Not everything in the Bowling universe is so sweet though. TEMPOREX wallows in his heartache on the brooding R&B of opener “Bad Pin”, where he laments “you can’t stop telling me why I’m so bad.” Another highlight is the gloom-laden ballad “Plastic Lester”, which he calls “the darkest point on the album” as it finds him acknowledging his self-hate. The psychedelic following track “GUI” finds him employing a punchy drum pattern and harsher synth tones to reflect his reckoning with loss and fatigue.
But when TEMPOREX is feeling himself, there’s no stopping him. He owns the dancefloor at the intergalactic nightclub on the heady “Milton Post”, he confidently struts down the catwalk and hits strike after strike on two-step channeling banger “New Lane”, and roses sing to him on the retro prom anthem “Little Star”. This all culminates in the ecstatic and gleaming closer “U Open Up a Window”, in which he pays thanks to all those people and things that have helped him through: love and music prime among them.
As becomes obvious from spending time in the intergalactic lanes of Bowling, TEMPOREX is also an artist in other media, and he approaches his music with a visual sense too, ensuring it not only sounds right, but looks and feels true to what he’s expressing. “I think what brings music and visuals together is that they both can make you feel a certain way,” he says. “In the end, it’s all feeling.” His affinity for image has led him down endless internet wormholes to unexpected fascinations with 80s CBS kids show Peewee’s Play House, grainy 90s Nintendo advertisements, and forgotten CD-ROM graphic adventure games like Prince Interactive.

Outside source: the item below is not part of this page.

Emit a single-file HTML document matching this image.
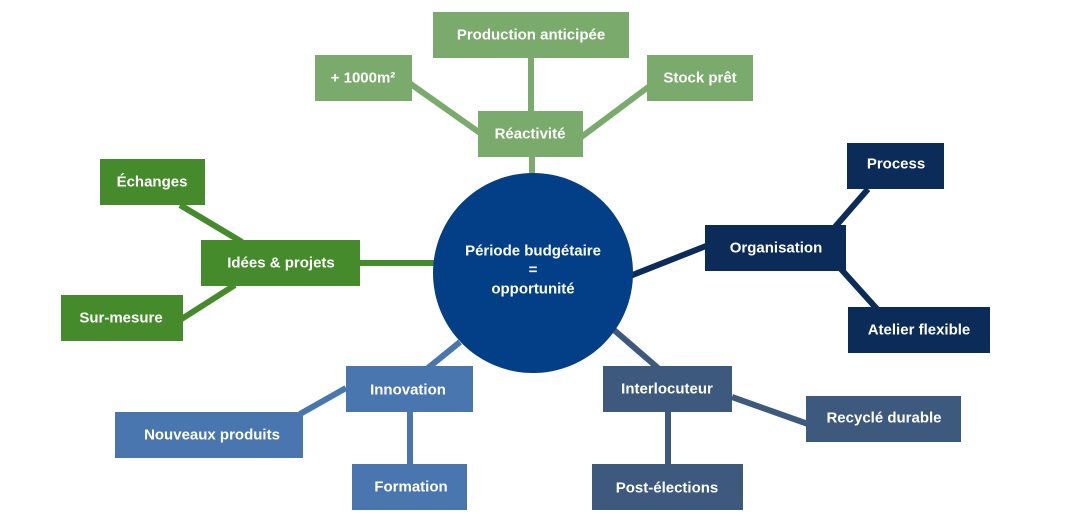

All of these had just as much of an impact on TEMPOREX’s creative process as any musical artist – and these influences are brought to the fore in the video for “Delayed”. Created over a couple of weeks by Flores himself through Blender, an open source 3D creation software, “Delayed” puts all of his artistic talents and retro influences right on the surface. Filmed in front of a green screen, it finds TEMPOREX dancing around a world of his own creation that looks like a secret room in Peewee’s Playhouse as rendered in 64-bit video game graphics – and it’s impossible not to want to fall into the screen and join him. With bowling-pin shaped furniture dotted throughout the clip, it’s a clear expansion of the world he’s built on the album – and one that he hopes to explore further in future videos.
In all facets, Bowling displays the artistic and conceptual growth of TEMPOREX as a creator and as a project. “I feel like I’m entering a new lane,” he says of his evolution. “This project is just me throwing a ball down a lane and seeing if I get a strike.” There’s no question about it, each and every one of the album’s 10 tracks is a strike – he’s bowled a perfect game.